Provided data =
-=-=-=-=-
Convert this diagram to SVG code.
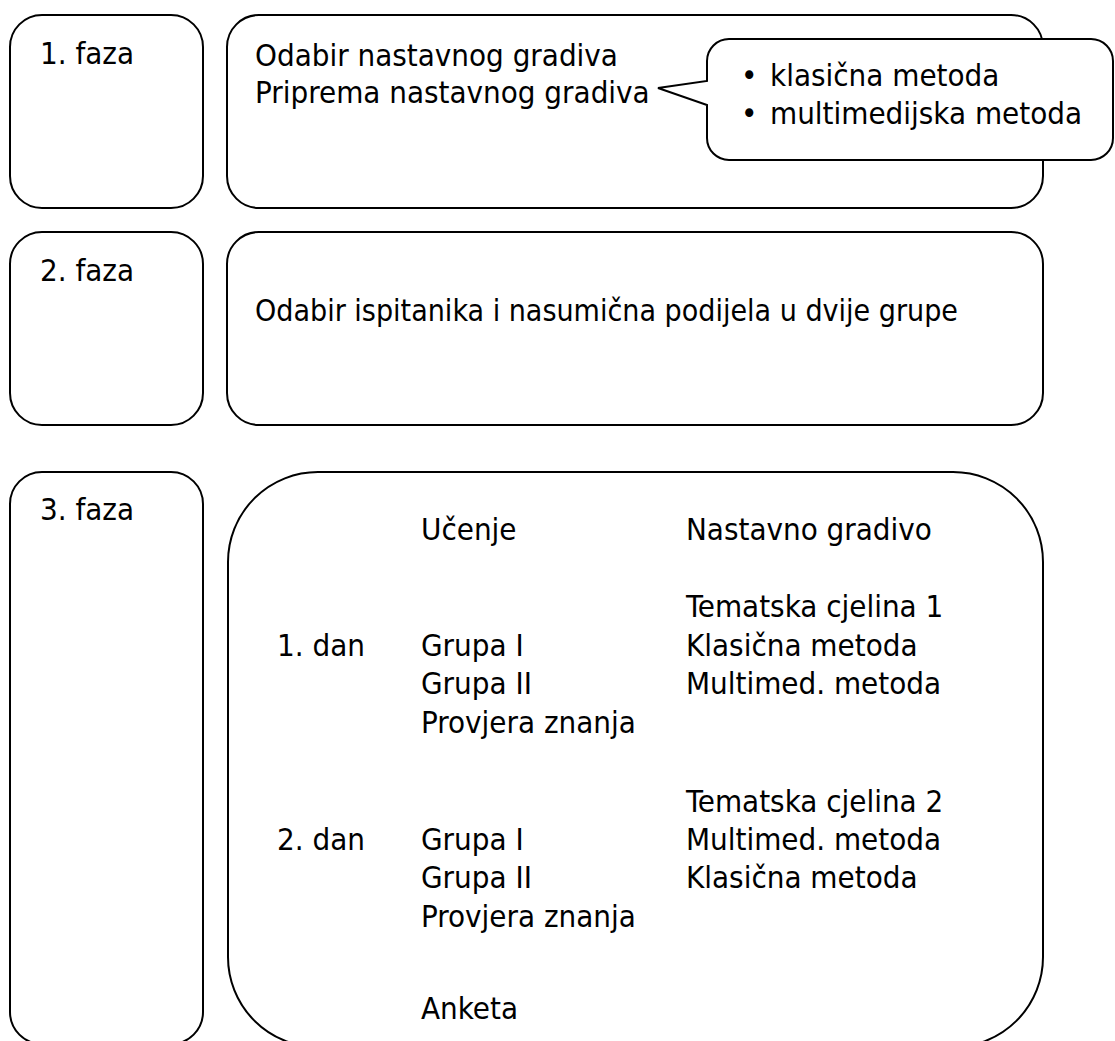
<svg xmlns="http://www.w3.org/2000/svg" width="1115" height="1041" viewBox="0 0 1115 1041">
<style>
.box{fill:#fff;stroke:#000;stroke-width:2}
.t{font-family:'DejaVu Sans Condensed','DejaVu Sans',sans-serif;font-stretch:condensed;font-size:31px;fill:#000}
</style>
<rect width="1115" height="1041" fill="#fff"/>
<g id="faza1"><rect class="box" x="10" y="15" width="193" height="193" rx="32"/><text class="t" x="40" y="64">1. faza</text></g>
<g id="faza1-content"><rect class="box" x="227" y="15" width="816" height="193" rx="32"/>
<text class="t" x="255" y="66">Odabir nastavnog gradiva</text>
<text class="t" x="255" y="103">Priprema nastavnog gradiva</text></g>
<g id="callout"><path class="box" d="M729,39 H1091 A22,22 0 0 1 1113,61 V138 A22,22 0 0 1 1091,160 H729 A22,22 0 0 1 707,138 V105 L658,88 L707,81 V61 A22,22 0 0 1 729,39 Z"/>
<text class="t" x="741" y="86">•</text><text class="t" x="770" y="86">klasična metoda</text>
<text class="t" x="741" y="124">•</text><text class="t" x="770" y="124">multimedijska metoda</text></g>
<g id="faza2"><rect class="box" x="10" y="232" width="193" height="193" rx="32"/><text class="t" x="40" y="281">2. faza</text></g>
<g id="faza2-content"><rect class="box" x="227" y="232" width="816" height="193" rx="32"/>
<text class="t" x="255" y="321" textLength="703" lengthAdjust="spacingAndGlyphs">Odabir ispitanika i nasumična podijela u dvije grupe</text></g>
<g id="faza3"><rect class="box" x="10" y="472" width="193" height="572" rx="32"/><text class="t" x="40" y="520">3. faza</text></g>
<g id="faza3-content"><rect class="box" x="228" y="472" width="815" height="575" rx="90"/>
<text class="t" x="421" y="540">Učenje</text>
<text class="t" x="686" y="540">Nastavno gradivo</text>
<text class="t" x="686" y="617">Tematska cjelina 1</text>
<text class="t" x="277" y="656">1. dan</text>
<text class="t" x="421" y="656">Grupa I</text>
<text class="t" x="686" y="656">Klasična metoda</text>
<text class="t" x="421" y="694">Grupa II</text>
<text class="t" x="686" y="694">Multimed. metoda</text>
<text class="t" x="421" y="733">Provjera znanja</text>
<text class="t" x="686" y="812">Tematska cjelina 2</text>
<text class="t" x="277" y="850">2. dan</text>
<text class="t" x="421" y="850">Grupa I</text>
<text class="t" x="686" y="850">Multimed. metoda</text>
<text class="t" x="421" y="888">Grupa II</text>
<text class="t" x="686" y="888">Klasična metoda</text>
<text class="t" x="421" y="927">Provjera znanja</text>
<text class="t" x="421" y="1019">Anketa</text></g>
<g id="connectors"></g>
</svg>
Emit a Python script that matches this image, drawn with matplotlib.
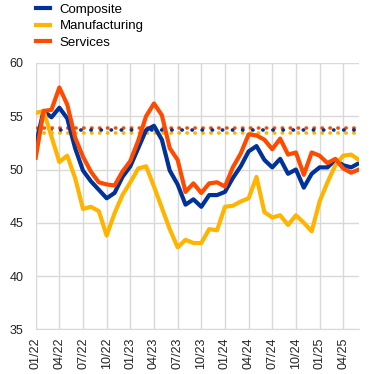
-=-=-=-=-
Short exercise = Without the pictures, transcribe the listing above exactly.

Result of the task =
Convert this diagram to SVG code.
<svg xmlns="http://www.w3.org/2000/svg" width="1115" height="1041" viewBox="0 0 1115 1041">
<style>
.box{fill:#fff;stroke:#000;stroke-width:2}
.t{font-family:'DejaVu Sans Condensed','DejaVu Sans',sans-serif;font-stretch:condensed;font-size:31px;fill:#000}
</style>
<rect width="1115" height="1041" fill="#fff"/>
<g id="faza1"><rect class="box" x="10" y="15" width="193" height="193" rx="32"/><text class="t" x="40" y="64">1. faza</text></g>
<g id="faza1-content"><rect class="box" x="227" y="15" width="816" height="193" rx="32"/>
<text class="t" x="255" y="66">Odabir nastavnog gradiva</text>
<text class="t" x="255" y="103">Priprema nastavnog gradiva</text></g>
<g id="callout"><path class="box" d="M729,39 H1091 A22,22 0 0 1 1113,61 V138 A22,22 0 0 1 1091,160 H729 A22,22 0 0 1 707,138 V105 L658,88 L707,81 V61 A22,22 0 0 1 729,39 Z"/>
<text class="t" x="741" y="86">•</text><text class="t" x="770" y="86">klasična metoda</text>
<text class="t" x="741" y="124">•</text><text class="t" x="770" y="124">multimedijska metoda</text></g>
<g id="faza2"><rect class="box" x="10" y="232" width="193" height="193" rx="32"/><text class="t" x="40" y="281">2. faza</text></g>
<g id="faza2-content"><rect class="box" x="227" y="232" width="816" height="193" rx="32"/>
<text class="t" x="255" y="321" textLength="703" lengthAdjust="spacingAndGlyphs">Odabir ispitanika i nasumična podijela u dvije grupe</text></g>
<g id="faza3"><rect class="box" x="10" y="472" width="193" height="572" rx="32"/><text class="t" x="40" y="520">3. faza</text></g>
<g id="faza3-content"><rect class="box" x="228" y="472" width="815" height="575" rx="90"/>
<text class="t" x="421" y="540">Učenje</text>
<text class="t" x="686" y="540">Nastavno gradivo</text>
<text class="t" x="686" y="617">Tematska cjelina 1</text>
<text class="t" x="277" y="656">1. dan</text>
<text class="t" x="421" y="656">Grupa I</text>
<text class="t" x="686" y="656">Klasična metoda</text>
<text class="t" x="421" y="694">Grupa II</text>
<text class="t" x="686" y="694">Multimed. metoda</text>
<text class="t" x="421" y="733">Provjera znanja</text>
<text class="t" x="686" y="812">Tematska cjelina 2</text>
<text class="t" x="277" y="850">2. dan</text>
<text class="t" x="421" y="850">Grupa I</text>
<text class="t" x="686" y="850">Multimed. metoda</text>
<text class="t" x="421" y="888">Grupa II</text>
<text class="t" x="686" y="888">Klasična metoda</text>
<text class="t" x="421" y="927">Provjera znanja</text>
<text class="t" x="421" y="1019">Anketa</text></g>
<g id="connectors"></g>
</svg>
Emit a Python script that matches this image, drawn with matplotlib.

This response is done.